Details
The customer was embarking on a project to be the first in the industry to offer a state-run lottery sales and online Internet gaming product. The project required the implementation of a high performance service bus that could handle peak loads of up to 10,000 transactions per second. Because the system supports online internet gambling, regulations require that every transaction be logged, thus requiring a logging system that could keep pace with the service bus and log every transaction as it occurred in real time. The requirement was to create one log entry when the transaction started and one when it ended, therefore the persistence mechanism had to support up to 20,000 inserts per second. In addition to the high volume of operations that needed to be persisted, the logging system had to provide the following additional characteristics.

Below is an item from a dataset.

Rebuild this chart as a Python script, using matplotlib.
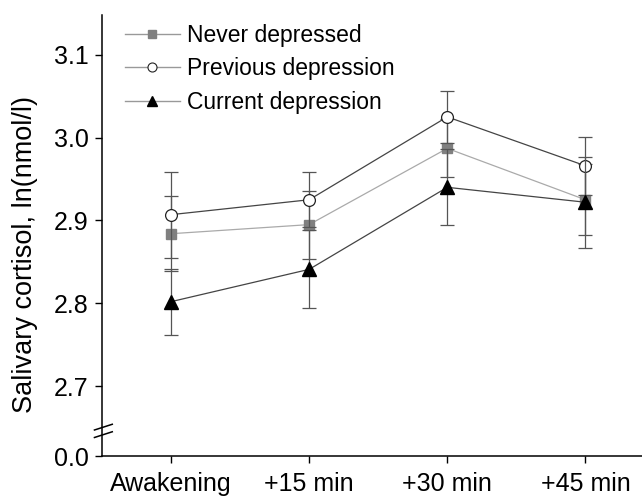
import matplotlib
matplotlib.use("Agg")
import matplotlib.pyplot as plt
from matplotlib.lines import Line2D

plt.rcParams['font.family'] = ['Liberation Sans', 'DejaVu Sans']

timepoints = ["Awakening", "+15 min", "+30 min", "+45 min"]
never_mean = [2.884, 2.895, 2.987, 2.925]
never_se = [0.045, 0.041, 0.035, 0.043]
prev_mean = [2.907, 2.925, 3.025, 2.966]
prev_se = [0.052, 0.033, 0.031, 0.035]
curr_mean = [2.802, 2.841, 2.940, 2.922]
curr_se = [0.040, 0.047, 0.046, 0.055]

ytick_vals = [2.6157, 2.7, 2.8, 2.9, 3.0, 3.1]
ytick_labels = ["0.0", "2.7", "2.8", "2.9", "3.0", "3.1"]

fig = plt.figure(figsize=(6.42, 4.96), dpi=100)
ax = fig.add_axes([0.1589, 0.0806, 0.8411, 0.8892])

x = list(range(len(timepoints)))
err_kw = dict(ecolor="#555555", elinewidth=0.9, capsize=5, capthick=0.9)

ax.errorbar(x, never_mean, yerr=never_se, color="#aaaaaa", lw=0.9,
            marker="s", ms=7, mfc="#808080", mec="#808080", zorder=3, **err_kw)
ax.errorbar(x, prev_mean, yerr=prev_se, color="#444444", lw=0.9,
            marker="o", ms=8.5, mfc="white", mec="#222222", mew=0.9,
            zorder=4, **err_kw)
ax.errorbar(x, curr_mean, yerr=curr_se, color="#444444", lw=0.9,
            marker="^", ms=9.5, mfc="black", mec="black", zorder=5, **err_kw)

ax.set_xlim(-0.5, 3.41)
ax.set_ylim(2.6157, 3.148)
ax.set_xticks(x)
ax.set_xticklabels(timepoints, fontsize=18)
ax.set_yticks(ytick_vals)
ax.set_yticklabels(ytick_labels, fontsize=18)
ax.tick_params(direction="out", length=5, width=1)
ax.tick_params(axis="x", pad=6.5)
ax.tick_params(axis="y", pad=4.5)
for s in ["top", "right"]:
    ax.spines[s].set_visible(False)
for s in ["left", "bottom"]:
    ax.spines[s].set_linewidth(1.1)

ax.set_ylabel("Salivary cortisol, ln(nmol/l)", fontsize=19.5)
ax.yaxis.set_label_coords(-0.1185, 0.456)

# axis break marks
for dy in [0.0, 0.017]:
    ax.plot([-0.014, 0.019], [0.042 + dy, 0.055 + dy], transform=ax.transAxes,
            color="black", lw=1.1, clip_on=False, zorder=6)

handles = [
    Line2D([], [], color="#999999", lw=1, marker="s", ms=6, mfc="#808080", mec="#808080"),
    Line2D([], [], color="#999999", lw=1, marker="o", ms=6.5, mfc="white", mec="#222222", mew=0.8),
    Line2D([], [], color="#999999", lw=1, marker="^", ms=7, mfc="black", mec="black"),
]
labels = ["Never depressed", "Previous depression", "Current depression"]
ax.legend(handles, labels, loc="upper left", bbox_to_anchor=(0.025, 1.0),
          frameon=False, fontsize=16.5, handlelength=2.4, handletextpad=0.3,
          labelspacing=0.45, borderaxespad=0)

fig.savefig("out.png", dpi=100)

- High Availability & Automatic Fail-over. Every transaction had to be logged. If a transaction could not be logged, then the transaction could not occur and revenue would be lost. As such, the logging system needed to be highly available, using clustering technology that supports automatic fail-over if a node in the cluster goes down.
- Disaster Recovery. The logging service needed to support off-site disaster recovery via log-shipping, replication or mirroring.
- Scalability. The selected storage/database technology backing the logging service needed to scale as the transaction volume on the system scaled. Traditionally, database systems scale either vertically (bigger, faster machines) or horizontally (additional machines). Initial requirements needed to support 20,000 log entries inserted per second, and needed to allow for growth well beyond that.
- Durability. Every transaction logged must be committed and be permanent. This means that writes need to be committed to disk and/or replicated to other nodes before they can be considered durable. Lazy-writing or flushing of data to disk cannot be used, because a system failure would lose data in memory that has not yet been written to disk.
The objective was to select a persistence technology to meet the above requirements as well as implement a logging service that encapsulated the persistence technology and exposed the logging operations to the service bus.